Observing from afar, I'm starting to think that it's increasingly difficult for an author living in today's USA not to write dystopian fiction, which is a pity, because I'm not a fan of it. This is a corporate dystopia, with an obviously evil corporate overlord who's rewritten history to remove or demonize the courageous and generous Beyonders, who want everyone to have access to their utopian tech. Instead, characters like the protagonist are stuck in dead-end jobs which exploit their labour for the benefit of the corporation and force them into increasing debt. He was sold by his parents as a child because of debt, and worked in a sweatshop growing up; sweatshops have, inexplicably, since been abolished (there's no sign of any government that could make the corporation improve its policies, at least as far as I read). When he finds a piece of Beyonder tech while scavenging a post-apocalyptic world, he ends up on the run, using a Beyonder device which opens portals to random places (though always ones that are survivable), in a way that, for reasons that seem more story-related than realistic, can't be predicted or controlled. Fortunately for him, it's almost impossible for a named character to die in this setting (you basically have to be shot at close range; even firing superheated plasma at someone just pushes them away, for some reason, and falling a long distance or being shot only once or from a distance generally leaves the characters just fine).

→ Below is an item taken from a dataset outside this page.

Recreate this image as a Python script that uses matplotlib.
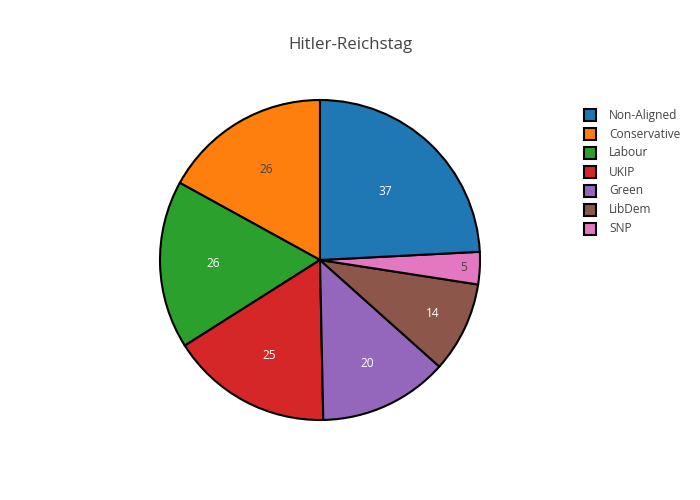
import numpy as np
import matplotlib.pyplot as plt
from matplotlib.patches import Rectangle

plt.rcParams['font.family'] = ['Open Sans', 'DejaVu Sans']

labels = ['Non-Aligned', 'Conservative', 'Labour', 'UKIP', 'Green', 'LibDem', 'SNP']
values = [37, 26, 26, 25, 20, 14, 5]
colors = ['#1f77b4', '#ff7f0e', '#2ca02c', '#d62728', '#9467bd', '#8c564b', '#e377c2']
text_colors = ['white', '#444444', 'white', 'white', 'white', 'white', '#444444']
# radial position of the value label inside each slice
label_r = [0.59, 0.66, 0.67, 0.675, 0.71, 0.78, 0.9]

W, H = 700, 500
fig = plt.figure(figsize=(7, 5), dpi=100)

# pie: centre (320, 260) px, radius 160 px
ax = fig.add_axes([160 / W, (H - 420) / H, 320 / W, 320 / H])

# Non-Aligned sits between 3 o'clock and 12 o'clock, the rest follow counterclockwise
vals = values[1:] + values[:1]
cols = colors[1:] + colors[:1]
tcols = text_colors[1:] + text_colors[:1]
rads = label_r[1:] + label_r[:1]

wedges, _ = ax.pie(vals, colors=cols, startangle=90, counterclock=True,
                   radius=1, wedgeprops=dict(edgecolor='black', linewidth=1.5))

for w, v, tc, r in zip(wedges, vals, tcols, rads):
    mid = np.deg2rad((w.theta1 + w.theta2) / 2)
    ax.text(r * np.cos(mid), r * np.sin(mid), str(v), ha='center', va='center',
            color=tc, fontsize=8.6)

ax.set_xlim(-1.0, 1.0)
ax.set_ylim(-1.0, 1.0)
ax.set_aspect('equal')
ax.axis('off')

fig.text(350 / W, 1 - 45 / H, 'Hitler-Reichstag', ha='center', va='center',
         fontsize=12.2, color='#444444')

# legend
for i, (lab, c) in enumerate(zip(labels, colors)):
    y = 115 + 19 * i
    fig.patches.append(Rectangle((584 / W, 1 - (y + 6) / H), 12 / W, 12 / H,
                                 transform=fig.transFigure, facecolor=c,
                                 edgecolor='black', linewidth=1.5))
    fig.text(609 / W, 1 - y / H, lab, ha='left', va='center',
             fontsize=8.6, color='#444444')

fig.savefig('out.png', dpi=100)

His one friend is an Enforcer, a member of the corporation's private security, who befriended him when they were children together, but he's a company man and believes the obviously evil boss's disinformation about the Beyonders being a dangerous cult, so the friends end up on opposite sides. In fact, the enforcer, coerced into heinous acts by the evil boss, falls down the slippery slope and becomes a bit of a psychopath, with no sign of the compassion that made the two friends in the first place. At the point I stopped reading, he had just captured his old friend, and since convenient coincidence had played a bit of a role up to that point, I found myself unwilling to wade through whatever dystopian scenes were to come to get to what I assumed would be a convenient coincidence enabling the plot to be resolved.
None of the characters had much depth, even the protagonist; they had, at most, one simple motivation and a plot role.
Very few authors seem to know how (or at least when) to use the past perfect tense these days, and this author is not one of those who do, though at least most of the other mechanical issues are minor and could be cleaned up relatively easily by a good editor.
I'm willing to give undercooked worldbuilding and mediocre mechanics a bit of a pass if the emotional arc of the characters is working for me, but this wasn't, certainly not well enough for me to wade through the dystopian bits. For someone with different tastes, it may well work better.